Ironically, the closest person I can think of that exhibits the same character traits is the famous German general Erwin Rommel – like my mother, Rommel tend to make decisions alone and seldom consulted with others. He often made the wrong strategic decisions (e. g. ignore Tripoli in 1942 or built Atlantic Wall in 1944), and would stick to the wrong decision despite enormous human sufferings, only to fail in the end due to the impossibility of the situation. Not only my mother's decision making traits paralleled that with Rommel's, their personality are also quite similar, for both are very stubborn.


Most people in life would prefer status-quo and refrain from making the same kind of decisions my mother made. Less than 1% of Taiwanese chose to immigrate, and we were probably the only family that left a child behind. She was probably the only teacher in Taiwan to walk away from life-time pension that was only 6 years away. I don't know the percentage of mothers that would advise their daughter to marry someone who didn't believe in marriage, but it can't be very high.


Before my mother passed away, I asked her why she made those decisions: instead of complicated analysis, she would say simple things like: I did it so so and so will be better off, etc. While making those decisions, my father or other family members are never consulted. For example, they didn't tell me I will be left behind until 1 month before they got on the airplane. This would be the reason that she was often the only one left to pick up the pieces, in spite of those decisions are intended for the benefits of others.

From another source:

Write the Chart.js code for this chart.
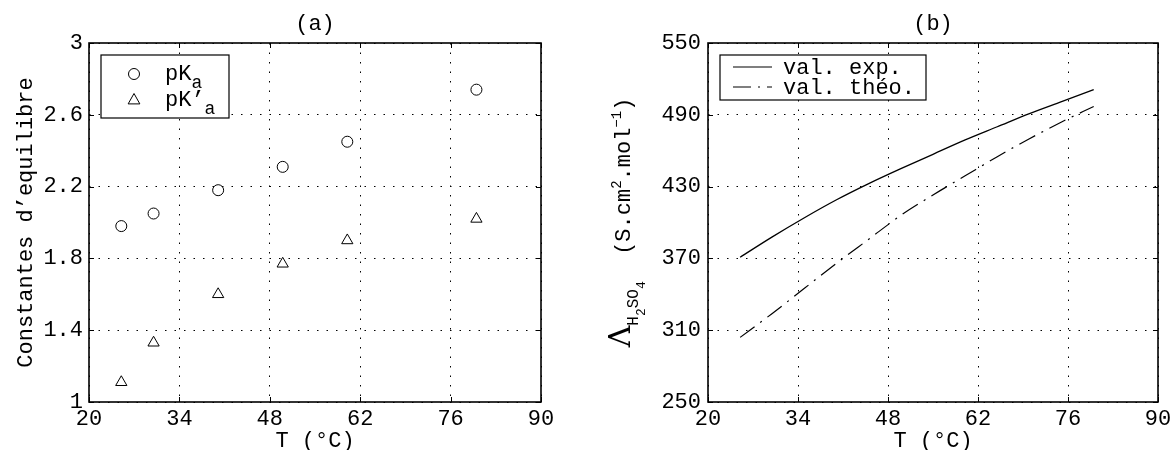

I discovered the pattern after talking to various family members and reflecting on the flight back to California. It was quite painful since had I known these earlier, I probably could have done something about it. But could I? I wasn't even around most of the time. Also as I mentioned earlier, I had either consciously or subconsciously detached myself emotionally with my family to protect myself, and I had not even tried to reconnect with the my family until the time of my mother's funeral.


Ultimately, what does family mean? Unlike an economic or military unit – family has no objectives to achieve. Even if there is such a list, life is probably too short and unpredictable to accomplish them. A family is started because of love, and its sole purpose is to sustain, to nurture, and to teach the love to the next generation. When the love is gone, nothing else matters: be it the number of children, the number of degrees, or the size of bank account. In my mother's case, love was lost 45 years ago. What had happened since was a woman's quest for love that she should have had all along: the love between a mother and all her children.